Epatite autoimmune diagnosi

La diagnosi di questa patologia viene eseguita a partire dai sintomi, anche se poi spesso il medico prescrive degli esami del sangue completi e una biopsia epatica. È molto importante anche andare a controllare il valore degli enzimi epatici, in modo tale da capire meglio quali caratteristiche abbia l’epatite in corso. Ci sono altri test, decisamente più precisi e specifici, che permettono di dare un’adeguata conferma della diagnosi stilata in un primo tempo, come ad esempio la ricerca degli autoanticorpi. In riferimento all’epatite autoimmune, gli autoanticorpi di cui si va alla ricerca sono quelli ANA, gli LKM1 e gli SMA.

Epatite autoimmune complicazioni

Diversi pazienti che soffrono di epatite autoimmune possono ben presto essere colpiti da cirrosi, anche nel caso in cui il trattamento farmacologico sia già stato iniziato da qualche settimana. Circa la metà dei pazienti nota anche un incremento di peso per colpa delle terapie farmacologiche messe in atto e, in qualche caso, ci può essere ipertensione. Gli steroidi sono in grado di portare a diabete o osteoporosi, ma spesso le dosi che vengono prescritte sono molto lievi, in modo tale da escludere questa possibilità.

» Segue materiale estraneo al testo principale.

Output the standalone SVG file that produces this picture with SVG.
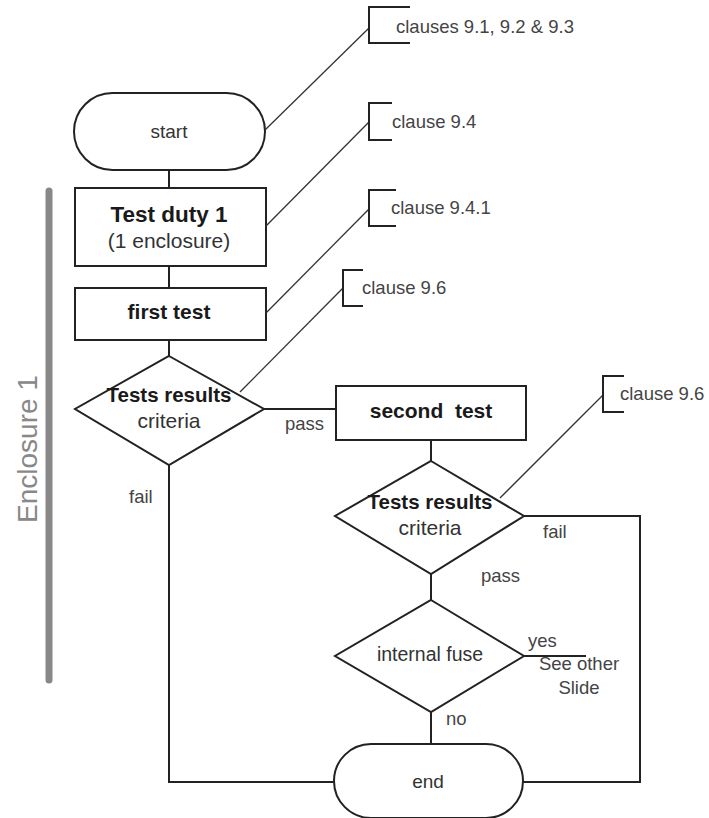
<svg xmlns="http://www.w3.org/2000/svg" width="709" height="818" viewBox="0 0 709 818">
<style>
.shape{fill:#fff;stroke:#222;stroke-width:2}
.conn{fill:none;stroke:#222;stroke-width:2}
.lead{fill:none;stroke:#333;stroke-width:1.3}
.br{fill:none;stroke:#222;stroke-width:2}
.nb{font-family:"Liberation Sans",Arial,sans-serif;font-weight:bold;fill:#1a1a1a;text-anchor:middle;white-space:pre}
.nr{font-family:"Liberation Sans",Arial,sans-serif;fill:#333;text-anchor:middle}
.lbl{font-family:"Liberation Sans",Arial,sans-serif;font-size:18.5px;fill:#444}
</style>
<rect width="709" height="818" fill="#fff"/>
<g id="connectors">
<line class="conn" x1="169" y1="170" x2="169" y2="188"/>
<line class="conn" x1="169" y1="266" x2="169" y2="288"/>
<line class="conn" x1="169" y1="340" x2="169" y2="356"/>
<line class="conn" x1="264" y1="409" x2="336" y2="409"/>
<polyline class="conn" points="169,465 169,782 334,782"/>
<line class="conn" x1="431" y1="440" x2="431" y2="461"/>
<polyline class="conn" points="524,516 640,516 640,782 523,782"/>
<line class="conn" x1="431" y1="574" x2="431" y2="600"/>
<line class="conn" x1="524" y1="656" x2="586" y2="656"/>
<line class="conn" x1="431" y1="712" x2="431" y2="744"/>
<text class="lbl" x="285" y="430">pass</text>
<text class="lbl" x="129" y="503">fail</text>
<text class="lbl" x="543" y="538">fail</text>
<text class="lbl" x="481" y="582">pass</text>
<text class="lbl" x="528" y="647">yes</text>
<text class="lbl" x="446" y="725">no</text>
</g>
<g id="enclosure">
<line x1="49" y1="191" x2="49" y2="680" stroke="#888" stroke-width="7" stroke-linecap="round"/>
<text x="0" y="0" transform="translate(37,449) rotate(-90)" font-family="'Liberation Sans',Arial,sans-serif" font-size="28" fill="#888" text-anchor="middle">Enclosure 1</text>
</g>
<g id="start">
<rect class="shape" x="74" y="93" width="191" height="77" rx="38.5"/>
<text class="nr" x="169" y="138" font-size="19">start</text>
</g>
<g id="test-duty">
<rect class="shape" x="75" y="188" width="191" height="78"/>
<text class="nb" x="169" y="222" font-size="22.5">Test duty 1</text>
<text class="nr" x="169" y="248" font-size="21">(1 enclosure)</text>
</g>
<g id="first-test">
<rect class="shape" x="75" y="288" width="191" height="52"/>
<text class="nb" x="169" y="319" font-size="21">first test</text>
</g>
<g id="decision1">
<polygon class="shape" points="169,356 264,409 169,465 75,409"/>
<text class="nb" x="169" y="402" font-size="20.5">Tests results</text>
<text class="nr" x="169" y="428" font-size="21">criteria</text>
</g>
<g id="second-test">
<rect class="shape" x="336" y="386" width="190" height="54"/>
<text class="nb" x="431" y="418" font-size="21">second  test</text>
</g>
<g id="decision2">
<polygon class="shape" points="431,461 524,516 431,574 335,516"/>
<text class="nb" x="430" y="509" font-size="20.5">Tests results</text>
<text class="nr" x="430" y="535" font-size="21">criteria</text>
</g>
<g id="decision3">
<polygon class="shape" points="431,600 524,656 431,712 335,656"/>
<text class="nr" x="430" y="661" font-size="19.5">internal fuse</text>
</g>
<g id="see-other">
<text class="lbl" x="579" y="670" text-anchor="middle">See other</text>
<text class="lbl" x="579" y="694" text-anchor="middle">Slide</text>
</g>
<g id="end">
<rect class="shape" x="334" y="744" width="189" height="74" rx="37"/>
<text class="nr" x="428" y="788" font-size="19">end</text>
</g>
<g id="note-clauses-9-1">
<line class="lead" x1="265" y1="130" x2="369" y2="28"/>
<polyline class="br" points="410,7 369,7 369,43 410,43"/>
<text class="lbl" x="396" y="33">clauses 9.1, 9.2 &amp; 9.3</text>
</g>
<g id="note-clause-9-4">
<line class="lead" x1="266" y1="226" x2="369" y2="122"/>
<polyline class="br" points="392,103 369,103 369,140 392,140"/>
<text class="lbl" x="392" y="128">clause 9.4</text>
</g>
<g id="note-clause-9-4-1">
<line class="lead" x1="266" y1="313" x2="369" y2="209"/>
<polyline class="br" points="396,190 369,190 369,226 396,226"/>
<text class="lbl" x="391" y="214">clause 9.4.1</text>
</g>
<g id="note-clause-9-6a">
<line class="lead" x1="240" y1="392" x2="343" y2="288"/>
<polyline class="br" points="363,270 343,270 343,306 363,306"/>
<text class="lbl" x="362" y="294">clause 9.6</text>
</g>
<g id="note-clause-9-6b">
<line class="lead" x1="500" y1="498" x2="603" y2="395"/>
<polyline class="br" points="624,376 603,376 603,412 624,412"/>
<text class="lbl" x="620" y="400">clause 9.6</text>
</g>
</svg>
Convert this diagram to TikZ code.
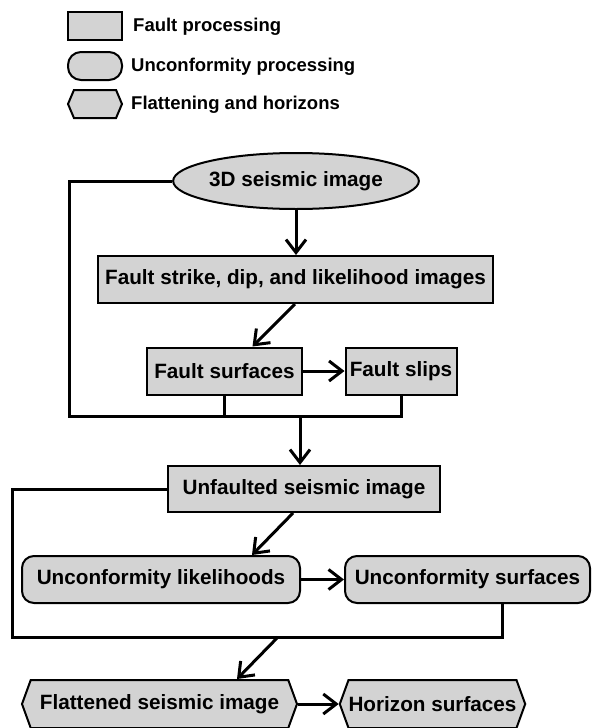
\documentclass[tikz,border=0pt]{standalone}
\usepackage{fontspec}
\setmainfont{Liberation Sans}
\usetikzlibrary{shapes.geometric,shapes.symbols,arrows.meta,calc}
\definecolor{boxgray}{RGB}{211,211,211}
\begin{document}
\begin{tikzpicture}[x=1pt,y=-1pt,
  base/.style={draw=black, fill=boxgray, line width=2pt, inner sep=0pt, font=\bfseries\fontsize{20.7}{24}\selectfont},
  fbox/.style={base, rectangle, minimum height=47pt},
  ubox/.style={base, rectangle, rounded corners=12pt, minimum height=47pt},
  hbox/.style={base, signal, signal to=west and east, signal pointer angle=140, minimum height=48pt},
  ebox/.style={base, ellipse},
  legtext/.style={anchor=west, inner sep=0pt, font=\bfseries\fontsize{18.5}{22}\selectfont},
  conn/.style={line width=3pt},
  arr/.style={conn, -{Straight Barb[length=13pt,width=20pt]}},
]
\useasboundingbox (0,0) rectangle (592,728);

% legend
\node[fbox, minimum width=54pt, minimum height=28pt] (lf) at (95,26) {};
\node[ubox, rounded corners=13pt, minimum width=54pt, minimum height=28pt] (lu) at (95,66) {};
\node[hbox, minimum width=54pt, minimum height=28pt, signal pointer angle=134] (lh) at (95,104) {};
\node[legtext] (lft) at (133,27) {Fault processing};
\node[legtext] (lut) at (131,67) {Unconformity processing};
\node[legtext] (lht) at (131,105) {Flattening and horizons};

% main nodes
\node[ebox, minimum width=228pt, minimum height=56pt] (seis) at (296,181) {3D seismic image};
\node[fbox, minimum width=395pt] (strike) at (295.5,279.5) {Fault strike, dip, and likelihood images};
\node[fbox, minimum width=155pt] (fsurf) at (224.5,371) {Fault surfaces};
\node[fbox, minimum width=111pt] (fslip) at (401,371) {Fault slips};
\node[fbox, minimum width=272pt, minimum height=46pt] (unfault) at (304,489) {Unfaulted seismic image};
\node[ubox, minimum width=278pt] (ulik) at (161,579.5) {Unconformity likelihoods};
\node[ubox, minimum width=245pt] (usurf) at (467.5,579.5) {Unconformity surfaces};
\node[hbox, minimum width=275pt] (flat) at (159.5,704) {Flattened seismic image};
\node[hbox, minimum width=175pt] (horiz) at (432.5,704) {Horizon surfaces};

% junction coordinates
\coordinate (lb1) at (69,416);
\coordinate (j1) at (300,416);
\coordinate (lb2) at (12,637);
\coordinate (j2) at (278,637);

% connectors
\draw[arr] (seis.south) -- (seis.south |- strike.north);
\draw[arr] ([xshift=-0.5pt]strike.south) -- ([xshift=28pt]fsurf.north);
\draw[arr] (fsurf.east) -- (fslip.west);
\draw[conn] (seis.west) -| (lb1) -| (fslip.south);
\draw[conn] (fsurf.south) -- (fsurf.south |- lb1);
\draw[arr] (j1) -- (j1 |- unfault.north);
\draw[arr] ([xshift=-11pt]unfault.south) -- ([xshift=91pt]ulik.north);
\draw[arr] (ulik.east) -- (usurf.west);
\draw[conn] (unfault.west) -| (lb2) -| ([xshift=34.5pt]usurf.south);
\draw[arr] (j2) -- ([xshift=77.5pt]flat.north);
\draw[arr] (flat.east) -- (horiz.west);
\end{tikzpicture}
\end{document}
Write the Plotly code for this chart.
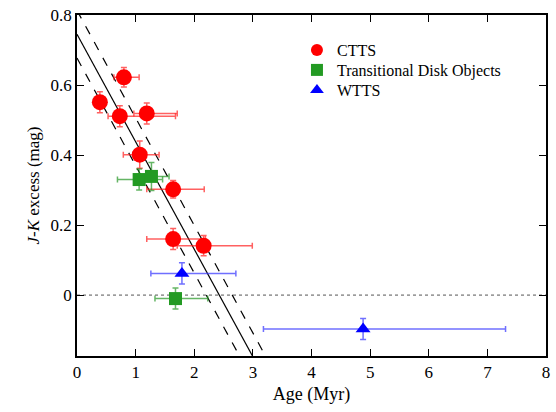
import plotly.graph_objects as go

# CTTS
ctts_age = [0.39, 0.80, 0.73, 1.19, 1.07, 1.64, 1.64, 2.16]
ctts_jk = [0.551, 0.622, 0.511, 0.519, 0.401, 0.302, 0.160, 0.141]
ctts_age_lo = [0.0, 0.17, 0.20, 0.22, 0.28, 0.45, 0.45, 0.45]
ctts_age_hi = [0.0, 0.26, 0.95, 0.52, 0.33, 0.53, 0.55, 0.83]
ctts_jk_err = [0.03, 0.028, 0.03, 0.03, 0.039, 0.025, 0.03, 0.029]

# Transitional disk objects
td_age = [1.06, 1.27, 1.68]
td_jk = [0.330, 0.339, -0.010]
td_age_lo = [0.37, 0.25, 0.35]
td_age_hi = [0.40, 0.30, 0.55]
td_jk_err = [0.03, 0.04, 0.03]

# WTTS
wtts_age = [1.79, 4.88]
wtts_jk = [0.062, -0.097]
wtts_age_lo = [0.53, 1.70]
wtts_age_hi = [0.92, 2.43]
wtts_jk_err = [0.03, 0.03]

# linear fit and its uncertainty band
fit_intercept = 0.745
fit_slope = -0.307
fit_band = 0.068
fit_age = [0.0, 3.6]

FONT = "Liberation Serif, Times New Roman, serif"

fig = go.Figure()

def fitline(off, dash):
    ys = [fit_intercept + off + fit_slope * a for a in fit_age]
    fig.add_trace(go.Scatter(x=fit_age, y=ys, mode="lines", showlegend=False,
                             line=dict(color="black", width=1.2, dash=dash),
                             hoverinfo="skip"))

fitline(0.0, "solid")
fitline(fit_band, "dash")
fitline(-fit_band, "dash")

fig.add_trace(go.Scatter(x=[0, 8], y=[0, 0], mode="lines", showlegend=False,
                         line=dict(color="#555555", width=1, dash="dot"),
                         hoverinfo="skip"))

def series(name, x, y, lo, hi, ye, color, ecolor, symbol, size, legend):
    fig.add_trace(go.Scatter(
        x=x, y=y, mode="markers", name=name, legend=legend,
        marker=dict(color=color, symbol=symbol, size=size, line=dict(width=0)),
        error_x=dict(type="data", symmetric=False, array=hi, arrayminus=lo,
                     color=ecolor, thickness=1.5, width=3),
        error_y=dict(type="data", array=ye, color=ecolor, thickness=1.5, width=3),
    ))

series("CTTS", ctts_age, ctts_jk, ctts_age_lo, ctts_age_hi, ctts_jk_err,
       "#ff0000", "rgba(255,30,30,0.7)", "circle", 16, "legend")
series("Transitional Disk Objects", td_age, td_jk, td_age_lo, td_age_hi, td_jk_err,
       "#239a23", "rgba(35,150,35,0.7)", "square", 13, "legend2")
series("WTTS", wtts_age, wtts_jk, wtts_age_lo, wtts_age_hi, wtts_jk_err,
       "#0000ff", "rgba(50,50,255,0.7)", "triangle-up", 13, "legend3")

axis_common = dict(showline=True, linecolor="black", linewidth=1.5, mirror="ticks",
                   ticks="inside", ticklen=7, tickcolor="black", tickwidth=1,
                   showgrid=False, zeroline=False, automargin=False,
                   tickfont=dict(family=FONT, size=17, color="black"))

fig.update_xaxes(range=[0, 8], dtick=1, title=dict(text="Age (Myr)", standoff=6,
                 font=dict(family=FONT, size=18, color="black")), **axis_common)
fig.update_yaxes(range=[-0.174, 0.8], tickvals=[0, 0.2, 0.4, 0.6, 0.8],
                 ticktext=["0", "0.2", "0.4", "0.6", "0.8"],
                 title=dict(text="<i>J</i>-<i>K</i> excess (mag)", standoff=7,
                            font=dict(family=FONT, size=17, color="black")),
                 **axis_common)

def leg(y):
    return dict(x=0.469, y=y, xanchor="left", yanchor="middle",
                bgcolor="rgba(0,0,0,0)", font=dict(family=FONT, size=16),
                itemsizing="constant")

fig.update_layout(
    width=556, height=412,
    margin=dict(l=77, r=10, t=15, b=56),
    paper_bgcolor="white", plot_bgcolor="white",
    font=dict(family=FONT, size=17, color="black"),
    legend=leg(0.8974), legend2=leg(0.8387), legend3=leg(0.7801),
)

# remove the default 8px page margin so the figure fills the window exactly
fig.write_html("out.html", config={"displayModeBar": False},
               post_script="document.body.style.margin='0';")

Epatite autoimmune terapie

L’epatite autoimmune è una patologia cronica del fegato che, spesso, viene curata con un trattamento farmacologico che permette di diminuire o addirittura annullare del tutto il comportamento anomalo del sistema immunitario. I farmaci maggiormente impiegati sono i corticosteroidi, così come l’azatioprina viene impiegata spesso in associazione e consente anche di ridurre la dose della prima categoria di farmaci. Nel corso della prima fase di trattamento vengono prescritte delle dosi piuttosto elevate di steroidi per fare in modo di gestire in maniera più veloce tale patologia. Con il passare del tempo e il miglioramento dei sintomi la dose dei steroidi può essere ridotta notevolmente. I pazienti che non riescono a ottenere risultati positivi con tali farmaci spesso vengono curati con agenti immunosoppressivi, come ad esempio la ciclosporina, il tacrolimus o il micofenolato mofetile. Nel caso in cui la patologia progredisca sempre di più, c’è la possibilità anche di effettuare il trapianto di fegato.